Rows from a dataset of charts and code
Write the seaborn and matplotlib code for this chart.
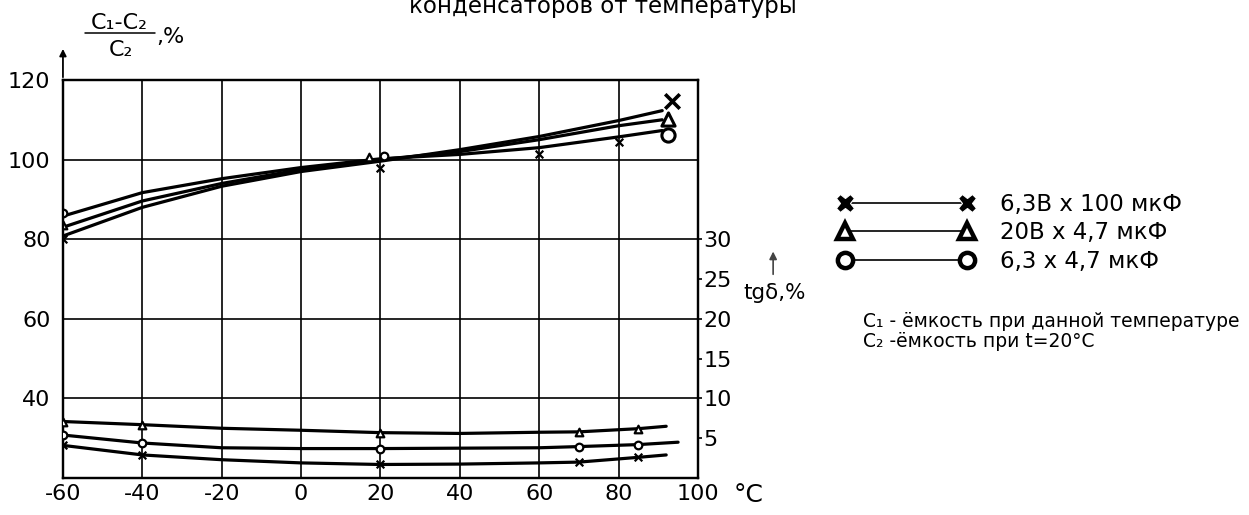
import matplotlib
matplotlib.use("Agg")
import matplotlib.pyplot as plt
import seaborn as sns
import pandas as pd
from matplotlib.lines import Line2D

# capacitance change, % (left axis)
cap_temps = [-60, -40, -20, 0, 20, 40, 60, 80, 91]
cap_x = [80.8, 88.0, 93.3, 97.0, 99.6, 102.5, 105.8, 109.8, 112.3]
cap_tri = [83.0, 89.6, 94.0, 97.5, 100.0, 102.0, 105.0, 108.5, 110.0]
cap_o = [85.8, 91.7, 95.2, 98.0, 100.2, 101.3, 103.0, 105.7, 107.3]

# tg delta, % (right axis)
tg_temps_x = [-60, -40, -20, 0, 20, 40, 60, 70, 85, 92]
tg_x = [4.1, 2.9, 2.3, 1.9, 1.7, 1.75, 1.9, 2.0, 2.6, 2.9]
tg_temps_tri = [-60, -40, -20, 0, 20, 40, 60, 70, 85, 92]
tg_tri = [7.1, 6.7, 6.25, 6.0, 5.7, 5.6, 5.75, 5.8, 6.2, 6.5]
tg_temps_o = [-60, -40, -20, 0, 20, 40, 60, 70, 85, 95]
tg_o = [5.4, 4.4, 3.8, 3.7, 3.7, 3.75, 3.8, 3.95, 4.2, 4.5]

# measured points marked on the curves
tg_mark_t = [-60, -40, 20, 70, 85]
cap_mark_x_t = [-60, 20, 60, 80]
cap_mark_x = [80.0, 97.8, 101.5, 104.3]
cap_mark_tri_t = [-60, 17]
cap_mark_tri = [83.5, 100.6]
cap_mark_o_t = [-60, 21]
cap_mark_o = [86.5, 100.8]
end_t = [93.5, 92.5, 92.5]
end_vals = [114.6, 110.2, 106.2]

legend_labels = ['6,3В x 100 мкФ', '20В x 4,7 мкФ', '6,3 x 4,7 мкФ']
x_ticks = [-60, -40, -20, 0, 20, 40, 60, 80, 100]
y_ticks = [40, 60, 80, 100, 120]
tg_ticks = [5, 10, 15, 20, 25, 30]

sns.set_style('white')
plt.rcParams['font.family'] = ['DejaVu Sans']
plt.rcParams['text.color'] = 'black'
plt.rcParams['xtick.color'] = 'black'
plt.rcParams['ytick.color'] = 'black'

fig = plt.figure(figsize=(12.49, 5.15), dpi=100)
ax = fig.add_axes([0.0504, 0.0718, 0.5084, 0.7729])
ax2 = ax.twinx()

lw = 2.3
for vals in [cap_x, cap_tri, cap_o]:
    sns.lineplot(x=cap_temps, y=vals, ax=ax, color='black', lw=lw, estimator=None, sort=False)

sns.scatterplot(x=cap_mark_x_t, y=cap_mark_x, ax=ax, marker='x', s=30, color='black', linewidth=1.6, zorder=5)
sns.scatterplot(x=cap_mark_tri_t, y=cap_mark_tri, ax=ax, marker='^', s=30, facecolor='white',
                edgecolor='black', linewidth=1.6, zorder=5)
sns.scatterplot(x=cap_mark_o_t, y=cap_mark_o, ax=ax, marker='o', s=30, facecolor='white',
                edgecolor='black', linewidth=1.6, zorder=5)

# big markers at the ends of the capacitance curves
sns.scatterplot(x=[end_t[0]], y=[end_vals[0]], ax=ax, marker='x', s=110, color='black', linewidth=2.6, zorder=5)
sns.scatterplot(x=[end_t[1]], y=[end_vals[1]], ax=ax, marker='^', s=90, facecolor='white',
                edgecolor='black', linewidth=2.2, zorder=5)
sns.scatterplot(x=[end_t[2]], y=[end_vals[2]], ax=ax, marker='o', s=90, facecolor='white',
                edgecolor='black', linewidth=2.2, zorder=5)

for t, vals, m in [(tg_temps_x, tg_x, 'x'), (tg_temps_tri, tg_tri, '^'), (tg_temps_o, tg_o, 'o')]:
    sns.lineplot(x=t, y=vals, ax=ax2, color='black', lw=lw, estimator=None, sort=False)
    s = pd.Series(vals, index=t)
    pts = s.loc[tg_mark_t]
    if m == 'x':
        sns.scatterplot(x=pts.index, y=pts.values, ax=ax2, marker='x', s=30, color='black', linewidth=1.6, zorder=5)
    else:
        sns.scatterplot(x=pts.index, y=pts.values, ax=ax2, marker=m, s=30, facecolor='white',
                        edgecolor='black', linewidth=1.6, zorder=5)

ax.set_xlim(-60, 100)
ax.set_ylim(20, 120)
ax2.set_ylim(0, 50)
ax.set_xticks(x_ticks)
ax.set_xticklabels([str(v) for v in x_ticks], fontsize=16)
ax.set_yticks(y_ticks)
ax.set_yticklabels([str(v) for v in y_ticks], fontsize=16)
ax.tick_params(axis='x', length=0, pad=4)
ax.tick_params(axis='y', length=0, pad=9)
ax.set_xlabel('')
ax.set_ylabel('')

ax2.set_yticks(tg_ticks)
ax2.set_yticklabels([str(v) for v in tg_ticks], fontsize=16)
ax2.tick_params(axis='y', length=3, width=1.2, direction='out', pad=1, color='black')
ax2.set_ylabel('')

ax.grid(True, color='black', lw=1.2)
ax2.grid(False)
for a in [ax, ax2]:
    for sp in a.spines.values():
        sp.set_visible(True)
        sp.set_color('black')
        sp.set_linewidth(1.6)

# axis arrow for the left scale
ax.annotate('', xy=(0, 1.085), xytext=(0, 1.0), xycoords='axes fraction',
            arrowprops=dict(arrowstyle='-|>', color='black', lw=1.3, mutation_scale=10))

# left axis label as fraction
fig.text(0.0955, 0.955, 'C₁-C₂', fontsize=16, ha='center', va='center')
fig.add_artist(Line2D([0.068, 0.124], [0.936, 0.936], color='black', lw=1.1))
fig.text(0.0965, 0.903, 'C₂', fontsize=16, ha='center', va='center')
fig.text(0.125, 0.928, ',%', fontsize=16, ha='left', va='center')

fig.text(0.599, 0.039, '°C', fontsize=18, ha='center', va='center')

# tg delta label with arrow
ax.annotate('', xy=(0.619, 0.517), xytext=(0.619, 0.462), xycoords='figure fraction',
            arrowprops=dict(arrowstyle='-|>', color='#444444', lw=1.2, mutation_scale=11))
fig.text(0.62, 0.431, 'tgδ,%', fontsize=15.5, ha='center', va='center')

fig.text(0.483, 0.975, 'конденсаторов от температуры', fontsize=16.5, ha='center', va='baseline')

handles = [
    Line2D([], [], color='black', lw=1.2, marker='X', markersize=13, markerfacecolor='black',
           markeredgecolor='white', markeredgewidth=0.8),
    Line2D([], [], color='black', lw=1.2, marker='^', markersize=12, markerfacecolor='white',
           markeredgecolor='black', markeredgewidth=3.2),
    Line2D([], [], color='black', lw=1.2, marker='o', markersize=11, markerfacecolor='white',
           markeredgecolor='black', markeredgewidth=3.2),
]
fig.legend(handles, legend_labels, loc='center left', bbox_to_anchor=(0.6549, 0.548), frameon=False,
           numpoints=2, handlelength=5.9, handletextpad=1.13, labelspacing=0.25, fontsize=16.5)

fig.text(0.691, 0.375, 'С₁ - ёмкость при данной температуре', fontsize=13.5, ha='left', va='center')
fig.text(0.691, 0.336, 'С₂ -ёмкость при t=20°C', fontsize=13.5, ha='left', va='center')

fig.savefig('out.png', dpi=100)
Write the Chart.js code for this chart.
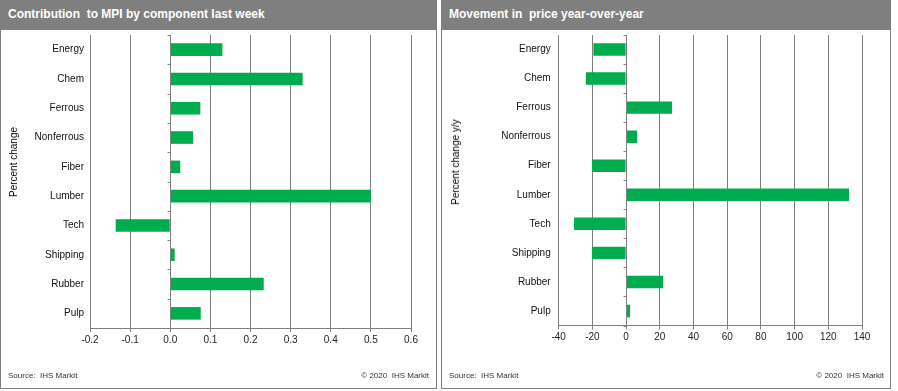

● EXERCISE DESCRIPTION: Copy nothing but the lines from the top of the data down to the line containing "103.0, 105.7, 107.3]", and leave the pictures out.

● FULL ANSWER:
Write the seaborn and matplotlib code for this chart.
import matplotlib
matplotlib.use("Agg")
import matplotlib.pyplot as plt
import seaborn as sns
import pandas as pd
from matplotlib.lines import Line2D

# capacitance change, % (left axis)
cap_temps = [-60, -40, -20, 0, 20, 40, 60, 80, 91]
cap_x = [80.8, 88.0, 93.3, 97.0, 99.6, 102.5, 105.8, 109.8, 112.3]
cap_tri = [83.0, 89.6, 94.0, 97.5, 100.0, 102.0, 105.0, 108.5, 110.0]
cap_o = [85.8, 91.7, 95.2, 98.0, 100.2, 101.3, 103.0, 105.7, 107.3]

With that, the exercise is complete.